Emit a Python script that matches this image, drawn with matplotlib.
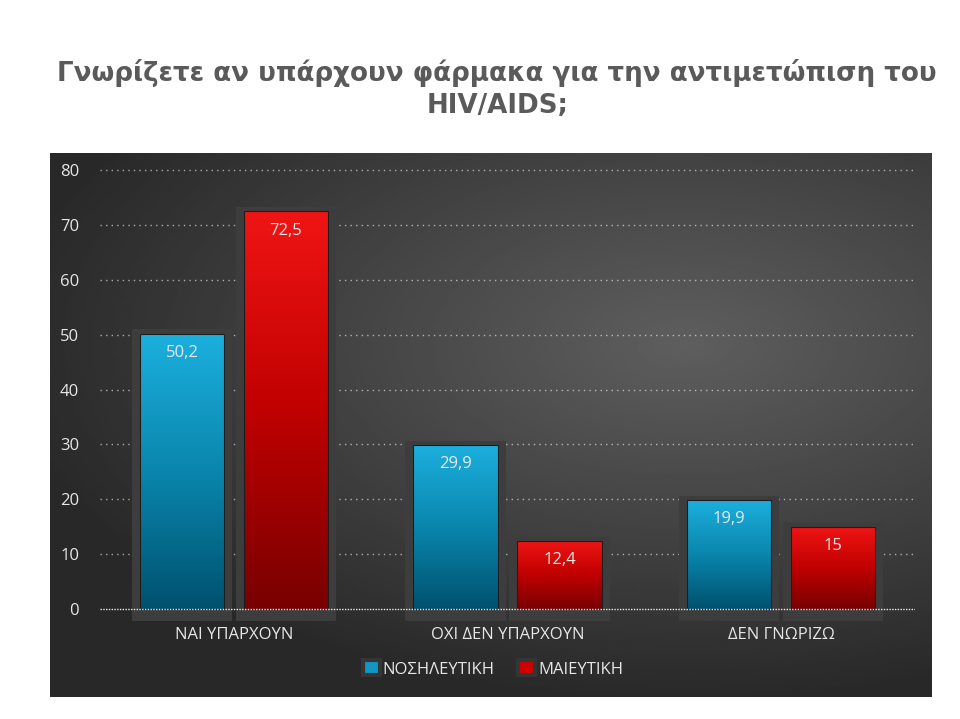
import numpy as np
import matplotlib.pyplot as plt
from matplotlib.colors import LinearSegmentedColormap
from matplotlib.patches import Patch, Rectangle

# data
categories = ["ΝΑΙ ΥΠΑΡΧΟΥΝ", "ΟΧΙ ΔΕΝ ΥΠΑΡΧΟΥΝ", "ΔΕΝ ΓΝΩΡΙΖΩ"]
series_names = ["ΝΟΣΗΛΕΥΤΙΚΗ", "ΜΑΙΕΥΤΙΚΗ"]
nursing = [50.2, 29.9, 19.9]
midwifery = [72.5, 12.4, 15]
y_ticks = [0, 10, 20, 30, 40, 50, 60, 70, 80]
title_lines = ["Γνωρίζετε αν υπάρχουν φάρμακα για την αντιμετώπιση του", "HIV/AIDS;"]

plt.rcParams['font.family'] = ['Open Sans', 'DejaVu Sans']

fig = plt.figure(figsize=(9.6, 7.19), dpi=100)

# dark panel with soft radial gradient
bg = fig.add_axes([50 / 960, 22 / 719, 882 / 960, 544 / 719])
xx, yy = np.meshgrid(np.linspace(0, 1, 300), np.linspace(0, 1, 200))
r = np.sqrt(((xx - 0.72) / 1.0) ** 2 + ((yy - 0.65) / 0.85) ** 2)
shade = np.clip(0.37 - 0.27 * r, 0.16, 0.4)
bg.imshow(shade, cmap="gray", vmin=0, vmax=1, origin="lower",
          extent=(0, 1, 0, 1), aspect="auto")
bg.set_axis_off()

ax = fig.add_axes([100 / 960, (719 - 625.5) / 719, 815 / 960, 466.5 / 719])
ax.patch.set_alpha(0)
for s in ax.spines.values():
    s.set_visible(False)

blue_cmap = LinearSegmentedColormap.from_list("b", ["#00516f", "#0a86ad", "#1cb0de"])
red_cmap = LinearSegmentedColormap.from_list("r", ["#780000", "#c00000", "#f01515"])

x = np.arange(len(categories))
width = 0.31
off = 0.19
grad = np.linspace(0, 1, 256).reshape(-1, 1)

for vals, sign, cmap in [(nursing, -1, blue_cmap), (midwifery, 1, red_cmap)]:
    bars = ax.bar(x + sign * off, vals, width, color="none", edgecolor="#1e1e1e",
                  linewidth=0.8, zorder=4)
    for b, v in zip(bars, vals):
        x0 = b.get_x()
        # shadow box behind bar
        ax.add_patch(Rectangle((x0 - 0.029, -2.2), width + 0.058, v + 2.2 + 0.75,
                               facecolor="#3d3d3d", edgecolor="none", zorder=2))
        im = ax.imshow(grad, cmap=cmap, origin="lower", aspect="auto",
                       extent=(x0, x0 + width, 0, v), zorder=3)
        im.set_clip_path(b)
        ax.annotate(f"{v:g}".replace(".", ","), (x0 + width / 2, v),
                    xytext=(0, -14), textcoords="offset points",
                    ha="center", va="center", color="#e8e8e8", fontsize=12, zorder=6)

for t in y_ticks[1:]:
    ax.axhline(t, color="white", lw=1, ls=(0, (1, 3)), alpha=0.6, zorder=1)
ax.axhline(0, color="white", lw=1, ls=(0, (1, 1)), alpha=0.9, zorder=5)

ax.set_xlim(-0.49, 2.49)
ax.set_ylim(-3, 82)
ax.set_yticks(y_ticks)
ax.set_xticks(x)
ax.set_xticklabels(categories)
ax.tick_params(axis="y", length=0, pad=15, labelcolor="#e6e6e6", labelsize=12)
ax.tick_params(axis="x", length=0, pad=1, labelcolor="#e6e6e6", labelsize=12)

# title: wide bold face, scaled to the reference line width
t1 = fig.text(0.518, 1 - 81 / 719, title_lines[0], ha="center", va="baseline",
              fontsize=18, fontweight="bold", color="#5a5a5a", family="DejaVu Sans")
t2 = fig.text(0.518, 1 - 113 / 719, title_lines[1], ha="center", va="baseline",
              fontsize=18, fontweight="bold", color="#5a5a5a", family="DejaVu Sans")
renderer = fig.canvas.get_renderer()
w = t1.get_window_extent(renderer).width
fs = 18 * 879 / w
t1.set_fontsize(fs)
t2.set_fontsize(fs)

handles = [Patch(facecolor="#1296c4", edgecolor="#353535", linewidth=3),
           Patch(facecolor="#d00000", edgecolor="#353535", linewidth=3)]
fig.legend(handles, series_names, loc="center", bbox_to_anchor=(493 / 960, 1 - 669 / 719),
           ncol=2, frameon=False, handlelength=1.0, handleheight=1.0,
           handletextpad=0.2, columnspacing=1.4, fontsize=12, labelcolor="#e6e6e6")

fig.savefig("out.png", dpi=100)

==*==

**EXERCISE DETAILS**.
All of the material above should be reproduced exactly, except the pictures.

**SOLUTION FOR THIS TASK**.
Emit a Python script that matches this image, drawn with matplotlib.
import numpy as np
import matplotlib.pyplot as plt
from matplotlib.colors import LinearSegmentedColormap
from matplotlib.patches import Patch, Rectangle

# data
categories = ["ΝΑΙ ΥΠΑΡΧΟΥΝ", "ΟΧΙ ΔΕΝ ΥΠΑΡΧΟΥΝ", "ΔΕΝ ΓΝΩΡΙΖΩ"]
series_names = ["ΝΟΣΗΛΕΥΤΙΚΗ", "ΜΑΙΕΥΤΙΚΗ"]
nursing = [50.2, 29.9, 19.9]
midwifery = [72.5, 12.4, 15]
y_ticks = [0, 10, 20, 30, 40, 50, 60, 70, 80]
title_lines = ["Γνωρίζετε αν υπάρχουν φάρμακα για την αντιμετώπιση του", "HIV/AIDS;"]

plt.rcParams['font.family'] = ['Open Sans', 'DejaVu Sans']

fig = plt.figure(figsize=(9.6, 7.19), dpi=100)

# dark panel with soft radial gradient
bg = fig.add_axes([50 / 960, 22 / 719, 882 / 960, 544 / 719])
xx, yy = np.meshgrid(np.linspace(0, 1, 300), np.linspace(0, 1, 200))
r = np.sqrt(((xx - 0.72) / 1.0) ** 2 + ((yy - 0.65) / 0.85) ** 2)
shade = np.clip(0.37 - 0.27 * r, 0.16, 0.4)
bg.imshow(shade, cmap="gray", vmin=0, vmax=1, origin="lower",
          extent=(0, 1, 0, 1), aspect="auto")
bg.set_axis_off()

ax = fig.add_axes([100 / 960, (719 - 625.5) / 719, 815 / 960, 466.5 / 719])
ax.patch.set_alpha(0)
for s in ax.spines.values():
    s.set_visible(False)

blue_cmap = LinearSegmentedColormap.from_list("b", ["#00516f", "#0a86ad", "#1cb0de"])
red_cmap = LinearSegmentedColormap.from_list("r", ["#780000", "#c00000", "#f01515"])

x = np.arange(len(categories))
width = 0.31
off = 0.19
grad = np.linspace(0, 1, 256).reshape(-1, 1)

for vals, sign, cmap in [(nursing, -1, blue_cmap), (midwifery, 1, red_cmap)]:
    bars = ax.bar(x + sign * off, vals, width, color="none", edgecolor="#1e1e1e",
                  linewidth=0.8, zorder=4)
    for b, v in zip(bars, vals):
        x0 = b.get_x()
        # shadow box behind bar
        ax.add_patch(Rectangle((x0 - 0.029, -2.2), width + 0.058, v + 2.2 + 0.75,
                               facecolor="#3d3d3d", edgecolor="none", zorder=2))
        im = ax.imshow(grad, cmap=cmap, origin="lower", aspect="auto",
                       extent=(x0, x0 + width, 0, v), zorder=3)
        im.set_clip_path(b)
        ax.annotate(f"{v:g}".replace(".", ","), (x0 + width / 2, v),
                    xytext=(0, -14), textcoords="offset points",
                    ha="center", va="center", color="#e8e8e8", fontsize=12, zorder=6)

for t in y_ticks[1:]:
    ax.axhline(t, color="white", lw=1, ls=(0, (1, 3)), alpha=0.6, zorder=1)
ax.axhline(0, color="white", lw=1, ls=(0, (1, 1)), alpha=0.9, zorder=5)

ax.set_xlim(-0.49, 2.49)
ax.set_ylim(-3, 82)
ax.set_yticks(y_ticks)
ax.set_xticks(x)
ax.set_xticklabels(categories)
ax.tick_params(axis="y", length=0, pad=15, labelcolor="#e6e6e6", labelsize=12)
ax.tick_params(axis="x", length=0, pad=1, labelcolor="#e6e6e6", labelsize=12)

# title: wide bold face, scaled to the reference line width
t1 = fig.text(0.518, 1 - 81 / 719, title_lines[0], ha="center", va="baseline",
              fontsize=18, fontweight="bold", color="#5a5a5a", family="DejaVu Sans")
t2 = fig.text(0.518, 1 - 113 / 719, title_lines[1], ha="center", va="baseline",
              fontsize=18, fontweight="bold", color="#5a5a5a", family="DejaVu Sans")
renderer = fig.canvas.get_renderer()
w = t1.get_window_extent(renderer).width
fs = 18 * 879 / w
t1.set_fontsize(fs)
t2.set_fontsize(fs)

handles = [Patch(facecolor="#1296c4", edgecolor="#353535", linewidth=3),
           Patch(facecolor="#d00000", edgecolor="#353535", linewidth=3)]
fig.legend(handles, series_names, loc="center", bbox_to_anchor=(493 / 960, 1 - 669 / 719),
           ncol=2, frameon=False, handlelength=1.0, handleheight=1.0,
           handletextpad=0.2, columnspacing=1.4, fontsize=12, labelcolor="#e6e6e6")

fig.savefig("out.png", dpi=100)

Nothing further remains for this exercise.